>> begin
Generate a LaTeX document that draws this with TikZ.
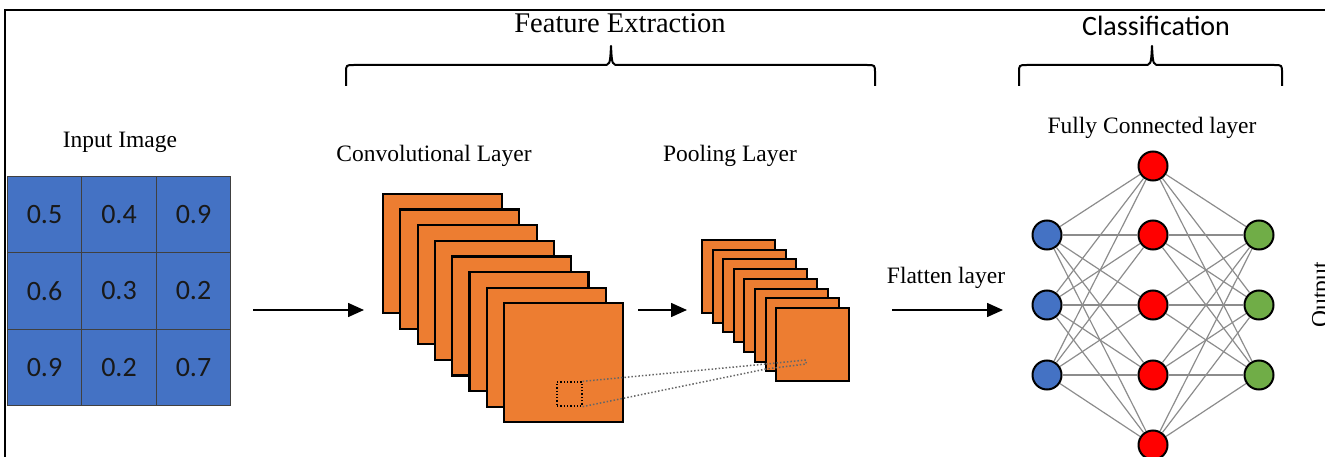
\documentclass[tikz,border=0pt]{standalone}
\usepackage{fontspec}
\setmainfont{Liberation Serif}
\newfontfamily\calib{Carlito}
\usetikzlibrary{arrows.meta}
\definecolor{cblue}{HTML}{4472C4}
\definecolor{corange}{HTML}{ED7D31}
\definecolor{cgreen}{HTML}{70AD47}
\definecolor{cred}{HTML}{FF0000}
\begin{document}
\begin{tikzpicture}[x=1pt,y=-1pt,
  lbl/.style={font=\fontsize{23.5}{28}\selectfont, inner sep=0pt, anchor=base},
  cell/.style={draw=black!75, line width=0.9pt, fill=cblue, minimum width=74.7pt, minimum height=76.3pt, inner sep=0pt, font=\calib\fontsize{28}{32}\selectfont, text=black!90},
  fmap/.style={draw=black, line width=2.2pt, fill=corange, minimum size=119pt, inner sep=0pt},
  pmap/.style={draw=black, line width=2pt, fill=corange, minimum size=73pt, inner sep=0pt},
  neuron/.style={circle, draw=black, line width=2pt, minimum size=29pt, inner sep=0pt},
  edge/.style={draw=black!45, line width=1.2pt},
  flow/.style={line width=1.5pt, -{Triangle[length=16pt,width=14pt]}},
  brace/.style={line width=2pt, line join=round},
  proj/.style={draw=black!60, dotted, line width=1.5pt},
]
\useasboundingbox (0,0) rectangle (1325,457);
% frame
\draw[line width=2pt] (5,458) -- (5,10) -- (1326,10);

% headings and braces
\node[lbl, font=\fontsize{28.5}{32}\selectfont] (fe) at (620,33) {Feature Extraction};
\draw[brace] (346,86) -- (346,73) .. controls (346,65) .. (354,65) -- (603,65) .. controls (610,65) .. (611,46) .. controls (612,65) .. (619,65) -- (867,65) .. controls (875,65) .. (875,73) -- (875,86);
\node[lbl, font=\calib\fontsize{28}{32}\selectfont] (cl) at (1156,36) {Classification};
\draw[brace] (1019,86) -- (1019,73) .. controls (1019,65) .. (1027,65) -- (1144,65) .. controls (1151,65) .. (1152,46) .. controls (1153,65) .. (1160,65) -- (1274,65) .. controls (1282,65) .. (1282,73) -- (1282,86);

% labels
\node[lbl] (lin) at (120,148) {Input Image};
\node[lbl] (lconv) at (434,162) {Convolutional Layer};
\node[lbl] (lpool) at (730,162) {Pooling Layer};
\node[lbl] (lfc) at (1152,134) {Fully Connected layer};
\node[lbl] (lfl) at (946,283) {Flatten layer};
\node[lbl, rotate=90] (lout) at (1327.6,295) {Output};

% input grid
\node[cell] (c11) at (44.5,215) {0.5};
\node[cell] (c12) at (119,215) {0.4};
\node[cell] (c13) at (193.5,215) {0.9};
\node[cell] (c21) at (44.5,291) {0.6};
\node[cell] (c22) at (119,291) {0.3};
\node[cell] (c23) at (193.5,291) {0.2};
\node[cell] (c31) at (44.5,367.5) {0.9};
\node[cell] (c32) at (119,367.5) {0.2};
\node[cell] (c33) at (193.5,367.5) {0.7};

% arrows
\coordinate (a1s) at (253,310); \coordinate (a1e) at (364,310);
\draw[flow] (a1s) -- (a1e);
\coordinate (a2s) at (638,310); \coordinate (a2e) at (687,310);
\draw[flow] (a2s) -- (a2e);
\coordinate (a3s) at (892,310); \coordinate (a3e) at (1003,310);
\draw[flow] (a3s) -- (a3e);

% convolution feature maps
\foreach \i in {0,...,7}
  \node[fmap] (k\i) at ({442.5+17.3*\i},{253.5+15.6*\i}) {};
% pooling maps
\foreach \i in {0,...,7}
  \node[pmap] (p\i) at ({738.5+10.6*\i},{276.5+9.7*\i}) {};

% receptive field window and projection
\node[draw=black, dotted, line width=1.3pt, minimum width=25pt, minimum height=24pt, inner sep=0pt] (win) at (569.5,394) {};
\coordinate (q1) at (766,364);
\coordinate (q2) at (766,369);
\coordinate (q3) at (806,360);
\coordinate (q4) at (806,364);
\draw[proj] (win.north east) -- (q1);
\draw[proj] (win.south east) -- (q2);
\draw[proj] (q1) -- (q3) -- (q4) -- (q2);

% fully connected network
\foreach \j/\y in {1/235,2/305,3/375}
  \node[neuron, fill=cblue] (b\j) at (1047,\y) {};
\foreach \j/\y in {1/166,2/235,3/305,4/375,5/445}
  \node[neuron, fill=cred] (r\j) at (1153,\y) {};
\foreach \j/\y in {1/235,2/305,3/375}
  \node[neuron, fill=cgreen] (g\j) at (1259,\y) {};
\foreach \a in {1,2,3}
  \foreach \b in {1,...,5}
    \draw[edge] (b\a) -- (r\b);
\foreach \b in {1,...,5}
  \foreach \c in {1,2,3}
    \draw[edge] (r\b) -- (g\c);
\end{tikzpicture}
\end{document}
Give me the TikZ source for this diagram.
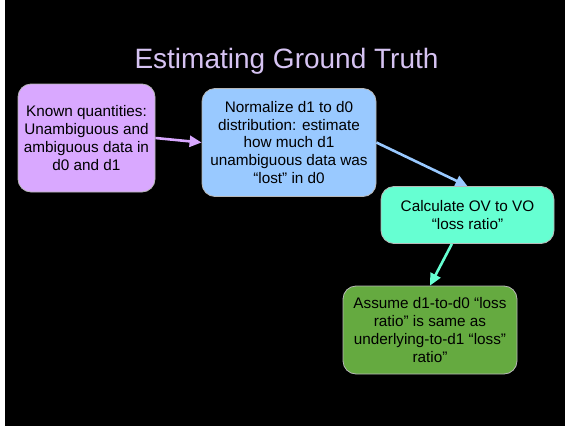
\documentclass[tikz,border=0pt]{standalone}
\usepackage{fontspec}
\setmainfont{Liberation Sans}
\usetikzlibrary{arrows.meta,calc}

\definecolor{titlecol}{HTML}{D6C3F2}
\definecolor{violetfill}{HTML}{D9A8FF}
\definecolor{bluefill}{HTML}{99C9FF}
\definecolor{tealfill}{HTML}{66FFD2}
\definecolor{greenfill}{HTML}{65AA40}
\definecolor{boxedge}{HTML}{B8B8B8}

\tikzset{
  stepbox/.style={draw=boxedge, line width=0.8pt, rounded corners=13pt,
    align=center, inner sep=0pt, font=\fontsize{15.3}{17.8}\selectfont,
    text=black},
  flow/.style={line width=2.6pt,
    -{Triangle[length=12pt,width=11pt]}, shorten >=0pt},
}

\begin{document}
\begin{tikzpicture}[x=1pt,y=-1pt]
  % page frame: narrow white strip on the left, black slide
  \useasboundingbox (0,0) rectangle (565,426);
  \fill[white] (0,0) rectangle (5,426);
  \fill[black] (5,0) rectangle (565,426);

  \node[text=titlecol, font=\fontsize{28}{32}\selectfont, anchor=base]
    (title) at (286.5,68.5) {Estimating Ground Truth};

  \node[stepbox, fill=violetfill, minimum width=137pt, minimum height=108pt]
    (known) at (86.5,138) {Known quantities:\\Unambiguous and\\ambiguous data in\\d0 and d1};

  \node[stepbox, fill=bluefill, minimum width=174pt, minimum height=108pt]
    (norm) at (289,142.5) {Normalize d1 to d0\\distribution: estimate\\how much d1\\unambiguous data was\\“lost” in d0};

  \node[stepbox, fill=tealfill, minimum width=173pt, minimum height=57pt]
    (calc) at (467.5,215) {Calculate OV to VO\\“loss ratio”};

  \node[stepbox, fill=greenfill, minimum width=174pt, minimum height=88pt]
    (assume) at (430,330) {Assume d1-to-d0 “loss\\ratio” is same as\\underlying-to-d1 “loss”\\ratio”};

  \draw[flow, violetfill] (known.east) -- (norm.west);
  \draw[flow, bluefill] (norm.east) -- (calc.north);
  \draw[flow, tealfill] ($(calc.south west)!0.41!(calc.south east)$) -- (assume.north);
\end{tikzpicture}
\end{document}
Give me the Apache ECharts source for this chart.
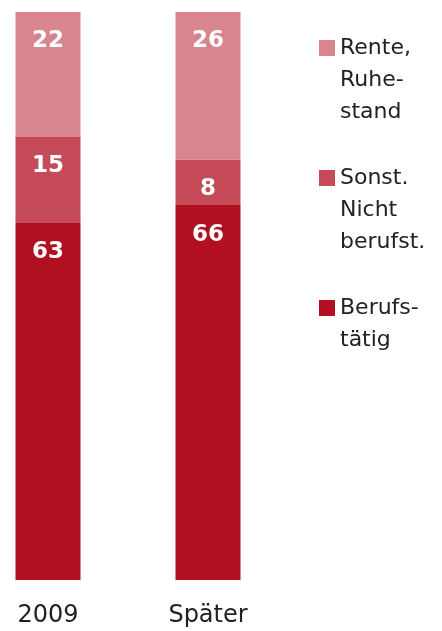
>> end
• **WHAT YOU WILL DO**
Return only the lines running from the start of the entries above to the line that contains "(5,10) -- (1326,10);", inclusive, and omit every picture.

• **EXERCISE SOLUTION**
Generate a LaTeX document that draws this with TikZ.
\documentclass[tikz,border=0pt]{standalone}
\usepackage{fontspec}
\setmainfont{Liberation Serif}
\newfontfamily\calib{Carlito}
\usetikzlibrary{arrows.meta}
\definecolor{cblue}{HTML}{4472C4}
\definecolor{corange}{HTML}{ED7D31}
\definecolor{cgreen}{HTML}{70AD47}
\definecolor{cred}{HTML}{FF0000}
\begin{document}
\begin{tikzpicture}[x=1pt,y=-1pt,
  lbl/.style={font=\fontsize{23.5}{28}\selectfont, inner sep=0pt, anchor=base},
  cell/.style={draw=black!75, line width=0.9pt, fill=cblue, minimum width=74.7pt, minimum height=76.3pt, inner sep=0pt, font=\calib\fontsize{28}{32}\selectfont, text=black!90},
  fmap/.style={draw=black, line width=2.2pt, fill=corange, minimum size=119pt, inner sep=0pt},
  pmap/.style={draw=black, line width=2pt, fill=corange, minimum size=73pt, inner sep=0pt},
  neuron/.style={circle, draw=black, line width=2pt, minimum size=29pt, inner sep=0pt},
  edge/.style={draw=black!45, line width=1.2pt},
  flow/.style={line width=1.5pt, -{Triangle[length=16pt,width=14pt]}},
  brace/.style={line width=2pt, line join=round},
  proj/.style={draw=black!60, dotted, line width=1.5pt},
]
\useasboundingbox (0,0) rectangle (1325,457);
% frame
\draw[line width=2pt] (5,458) -- (5,10) -- (1326,10);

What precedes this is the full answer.